Diego Rivera is known for his large fresco murals, which often feature themes of national pride and communist images.

  1. 1. Bright colors: Rivera loved to experiment with color and wasn’t afraid to explore the impact they could have on an audience. Rivera’s use of color is methodical and intentional, breathing life into each piece.
  2. 2. Large-scale pieces: Although Rivera didn’t only paint large-scale pieces, he most excelled at murals.
  3. 3. Political references: While some artists might have steered clear of politics, Rivera did not. As a communist with Marxist leanings, he used his art to convey his political views, including his admiration of Lenin.
  4. 4. Historical references: Rivera tackled complicated topics, such as the Mexican Revolution, Spanish conquerors, Russian Revolution, as well as dictators and controversial leaders throughout time.

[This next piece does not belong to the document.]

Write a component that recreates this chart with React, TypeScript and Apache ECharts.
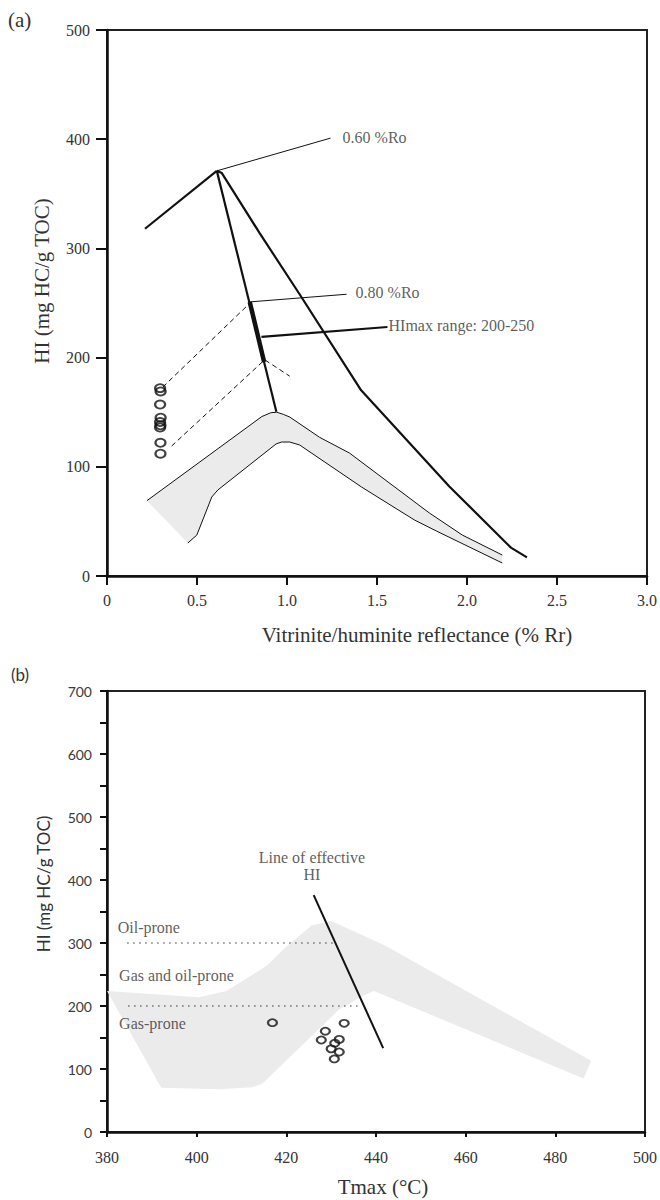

3 Notable Works by Diego Rivera

Diego Rivera was a prolific painter, working consistently over the course of 50 years. He created many notable frescoes in Mexico, the United States, and elsewhere, including the following:

  1. 1. Man at the Crossroads (1933): Although destroyed because he included imagery of Vladimir Lenin, it doesn’t lessen the fact that the mural was extraordinary in how it portrayed contemporary social and industrial aspects of the time. Rivera never got a chance to complete it. Today, the mural only exists in photographs that his assistant took.
  2. 2. Dream of a Sunday Afternoon in Alameda Park (1947): This piece addresses three major historical aspects of Mexican history: the conquest, the Porfiriato dictatorship, and the revolution of 1910. It also includes more than a dozen historical figures, including Frida Kahlo.
  3. 3. Detroit Industry, North Wall (1928): This iconic part of the Detroit Industry Murals includes Frida Kahlo wearing a red blouse while distributing weapons for the revolution.